The fine-tuned model and training checkpoints will be saved in the directory specified by output_dir in the config file.

4. Tuning Strategies¶

To improve model performance, consider the following strategies:

Learning Rate: The default learning rate is 5e-5. If the model is not converging, you can try adjusting it in the training section of the config file (e.g., learning_rate: 3e-5). A good starting point for fine-tuning is often between 1e-5 and 5e-5.
Batch Size: per_device_train_batch_size can be increased if you have more GPU memory. Larger batch sizes can lead to more stable training.
Epochs: The num_train_epochs determines how many times the model sees the entire training dataset. If the model is underfitting, increase the number of epochs. If it is overfitting (validation loss increases), consider reducing it or using early stopping.
Model Choice: DNALLM supports various models. A larger or more domain-specific model (e.g., one pre-trained on plant genomes) might yield better results for this task.
Max Sequence Length: Adjust max_length during dataset loading based on the typical length of your promoter sequences. Longer sequences require more memory.

5. Troubleshooting¶

CUDA out of memory: This is a common issue. The primary solution is to decrease per_device_train_batch_size and per_device_eval_batch_size in your finetune_config.yaml. You can also reduce max_length if your sequences are very long.
Slow Training: Training large models on large datasets takes time.
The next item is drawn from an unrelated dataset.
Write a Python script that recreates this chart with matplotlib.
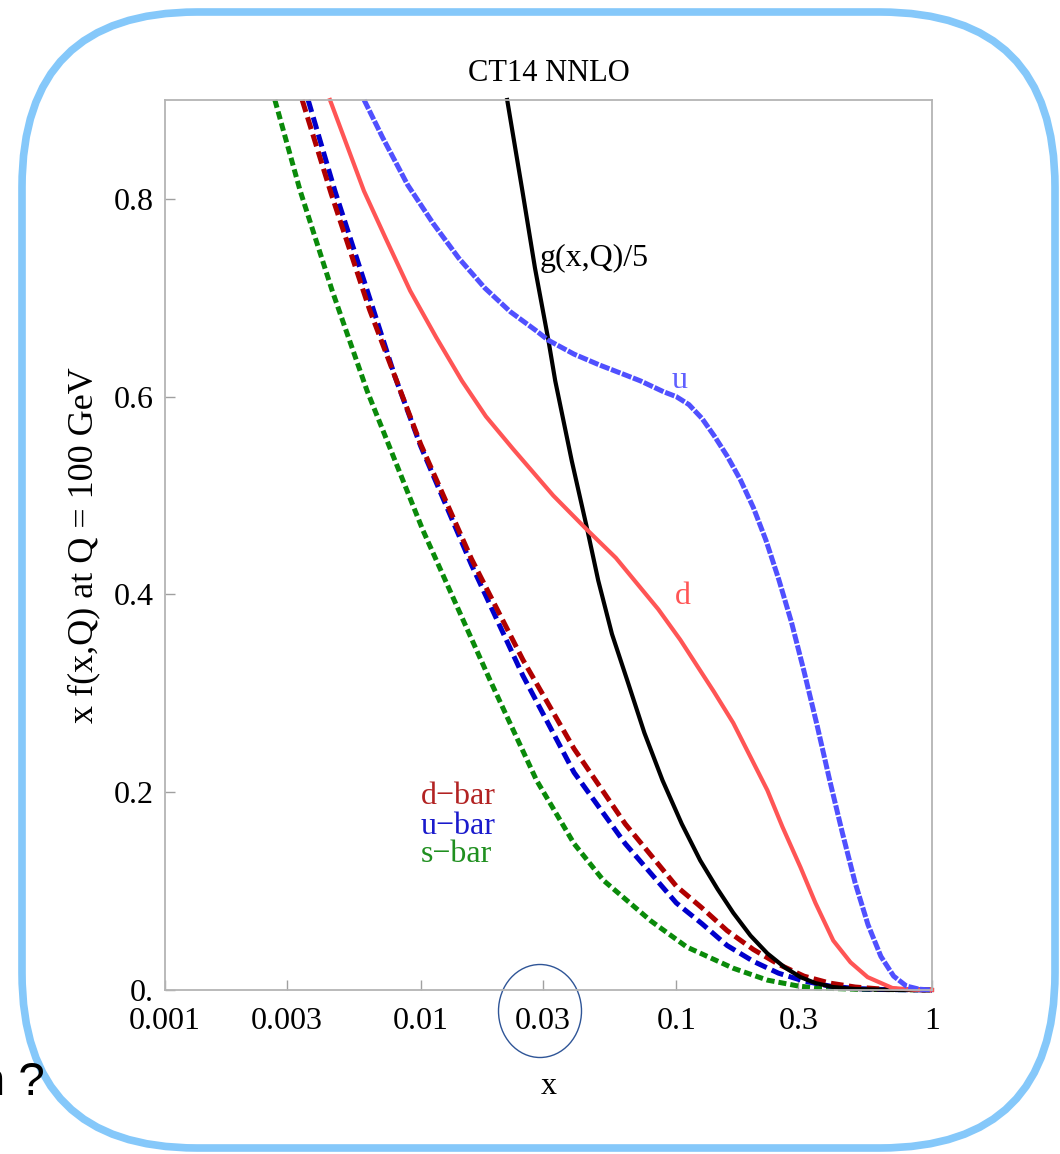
import numpy as np
import matplotlib
matplotlib.use("Agg")
import matplotlib.pyplot as plt
from matplotlib.patches import FancyBboxPatch, Ellipse

plt.rcParams['font.family'] = ['Liberation Serif', 'DejaVu Serif']

# values (x, x*f(x,Q) at Q = 100 GeV)
u_x = [0.00601, 0.0071, 0.0089, 0.0112, 0.0141, 0.0178, 0.0224, 0.0282, 0.0316, 0.0398,
       0.0501, 0.0631, 0.0723, 0.0891, 0.1, 0.112, 0.126, 0.141, 0.158, 0.178,
       0.2, 0.224, 0.251, 0.282, 0.316, 0.355, 0.398, 0.447, 0.501, 0.562,
       0.631, 0.708, 0.794, 0.891, 1.0]
u_y = [0.900, 0.862, 0.814, 0.775, 0.740, 0.710, 0.686, 0.667, 0.657, 0.643,
       0.632, 0.622, 0.616, 0.605, 0.600, 0.592, 0.578, 0.560, 0.540, 0.516,
       0.488, 0.455, 0.416, 0.372, 0.322, 0.268, 0.212, 0.158, 0.108, 0.066,
       0.034, 0.014, 0.004, 0.0008, 0.0]

d_x = [0.00442, 0.006, 0.0073, 0.0091, 0.0115, 0.0145, 0.018, 0.023, 0.033, 0.0449,
       0.058, 0.0723, 0.085, 0.1037, 0.124, 0.14, 0.167, 0.227, 0.26, 0.306,
       0.35, 0.411, 0.48, 0.56, 0.7, 0.85, 1.0]
d_y = [0.9, 0.808, 0.76, 0.707, 0.66, 0.616, 0.58, 0.547, 0.50, 0.465,
       0.437, 0.407, 0.385, 0.354, 0.323, 0.302, 0.27, 0.202, 0.165, 0.124,
       0.088, 0.05, 0.028, 0.013, 0.002, 0.0003, 0.0]

g_x = [0.0218, 0.025, 0.028, 0.0316, 0.0336, 0.039, 0.0449, 0.0495, 0.056, 0.0643,
       0.075, 0.0883, 0.105, 0.124, 0.145, 0.167, 0.195, 0.227, 0.265, 0.306,
       0.35, 0.41, 0.5, 0.7, 1.0]
g_y = [0.9, 0.808, 0.73, 0.657, 0.616, 0.535, 0.465, 0.414, 0.36, 0.313,
       0.26, 0.212, 0.168, 0.131, 0.102, 0.078, 0.055, 0.037, 0.023, 0.013,
       0.007, 0.003, 0.001, 0.0001, 0.0]

dbar_x = [0.00344, 0.00447, 0.00631, 0.01, 0.0158, 0.0251, 0.0398, 0.0631, 0.1, 0.126,
          0.158, 0.2, 0.251, 0.316, 0.398, 0.501, 0.631, 1.0]
dbar_y = [0.9, 0.805, 0.688, 0.552, 0.436, 0.334, 0.244, 0.168, 0.105, 0.083,
          0.06, 0.041, 0.026, 0.014, 0.007, 0.003, 0.001, 0.0]

ubar_x = [0.00363, 0.00462, 0.00631, 0.00794, 0.01, 0.0158, 0.0251, 0.0398, 0.0631, 0.1,
          0.126, 0.158, 0.2, 0.251, 0.316, 0.398, 0.501, 0.631, 1.0]
ubar_y = [0.9, 0.808, 0.70, 0.62, 0.55, 0.43, 0.318, 0.22, 0.148, 0.088,
          0.067, 0.045, 0.029, 0.017, 0.009, 0.004, 0.0015, 0.0005, 0.0]

sbar_x = [0.00269, 0.00338, 0.00451, 0.00617, 0.0102, 0.0187, 0.0284, 0.0398, 0.0518, 0.0794,
          0.11, 0.167, 0.227, 0.3, 0.355, 0.5, 1.0]
sbar_y = [0.9, 0.808, 0.707, 0.606, 0.465, 0.313, 0.212, 0.148, 0.111, 0.07,
          0.0434, 0.022, 0.01, 0.004, 0.002, 0.0008, 0.0]

x_ticks = [0.001, 0.003, 0.01, 0.03, 0.1, 0.3, 1]
x_ticklabels = ["0.001", "0.003", "0.01", "0.03", "0.1", "0.3", "1"]
y_ticks = [0.0, 0.2, 0.4, 0.6, 0.8]
y_ticklabels = ["0.", "0.2", "0.4", "0.6", "0.8"]

fig = plt.figure(figsize=(10.6, 11.54), dpi=100)

# overlay in pixel units for the slide decorations
deco = fig.add_axes([0, 0, 1, 1], zorder=-1)
deco.set_xlim(0, 1060)
deco.set_ylim(1154, 0)
deco.axis("off")
deco.add_patch(FancyBboxPatch((22, 12), 1033, 1136,
                              boxstyle="round,pad=0,rounding_size=175",
                              fill=False, edgecolor="#85c8fa", linewidth=5.5))
deco.add_patch(Ellipse((540, 1011), 83, 93, fill=False,
                       edgecolor="#2f5597", linewidth=1.0))

ax = fig.add_axes([165/1060, 1 - 990/1154, 767/1060, 890/1154])
ax.patch.set_alpha(0)

ax.plot(sbar_x, sbar_y, color="#0a8a0a", lw=3.6, dashes=(1.6, 0.8), clip_on=False)
ax.plot(ubar_x, ubar_y, color="#0000cc", lw=3.6, dashes=(2.5, 1.1), clip_on=False)
ax.plot(dbar_x, dbar_y, color="#b00000", lw=3.6, dashes=(2.5, 1.1), clip_on=False)
ax.plot(g_x, g_y, color="black", lw=3.0, clip_on=False)
ax.plot(d_x, d_y, color="#ff5555", lw=3.0, clip_on=False)
ax.plot(u_x, u_y, color="#5050ff", lw=3.6, dashes=(2.0, 0.35), clip_on=False)

ax.set_xscale("log")
ax.set_xlim(0.001, 1)
ax.set_ylim(0, 0.9)
ax.set_xticks(x_ticks)
ax.set_xticklabels(x_ticklabels)
ax.xaxis.set_minor_locator(matplotlib.ticker.NullLocator())
ax.set_yticks(y_ticks)
ax.set_yticklabels(y_ticklabels)
ax.tick_params(direction="in", length=7, width=1, color="#a0a0a0",
               labelsize=23, pad=8)
ax.tick_params(axis="x", pad=12)
for sp in ax.spines.values():
    sp.set_color("#b4b4b4")
    sp.set_linewidth(1.3)

ax.set_title("CT14 NNLO", fontsize=22, pad=14)
ax.set_xlabel("x", fontsize=23, labelpad=26)
ax.set_ylabel("x f(x,Q) at Q = 100 GeV", fontsize=26, labelpad=10)

# curve labels
ax.text(540/1060, 1 - 258/1154, "g(x,Q)/5", transform=fig.transFigure,
        fontsize=23, color="black", va="center")
ax.text(672/1060, 1 - 380/1154, "u", transform=fig.transFigure,
        fontsize=23, color="#6060ff", va="center")
ax.text(675/1060, 1 - 597/1154, "d", transform=fig.transFigure,
        fontsize=23, color="#ff5555", va="center")
ax.text(421/1060, 1 - 797/1154, "d\u2212bar", transform=fig.transFigure,
        fontsize=23, color="#b22222", va="center")
ax.text(421/1060, 1 - 826/1154, "u\u2212bar", transform=fig.transFigure,
        fontsize=23, color="#1a1acc", va="center")
ax.text(421/1060, 1 - 855/1154, "s\u2212bar", transform=fig.transFigure,
        fontsize=23, color="#1f8f1f", va="center")

# leftover text from the slide
fig.text(45/1060, 1 - 1095/1154, "n ?", fontsize=34, ha="right", va="baseline",
         family=["Liberation Sans", "DejaVu Sans"])

fig.savefig("out.png", dpi=100)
To speed up development, use the .sampling() method on your dataset to test your pipeline on a smaller subset first. For actual training, using a GPU is highly recommended.
Low Performance (Low F1/Accuracy):
- Ensure your data is clean and correctly labeled.
- Try tuning the hyperparameters mentioned above (learning rate, epochs, etc.).
- Consider if the pre-trained model is a good fit for your specific type of data (e.g., human, plant, bacteria). You may need a different base model.
- Check for severe class imbalance in your dataset. If one class is much rarer than the other, metrics like AUPRC are more informative than accuracy. You may need to use techniques like over-sampling or using class weights.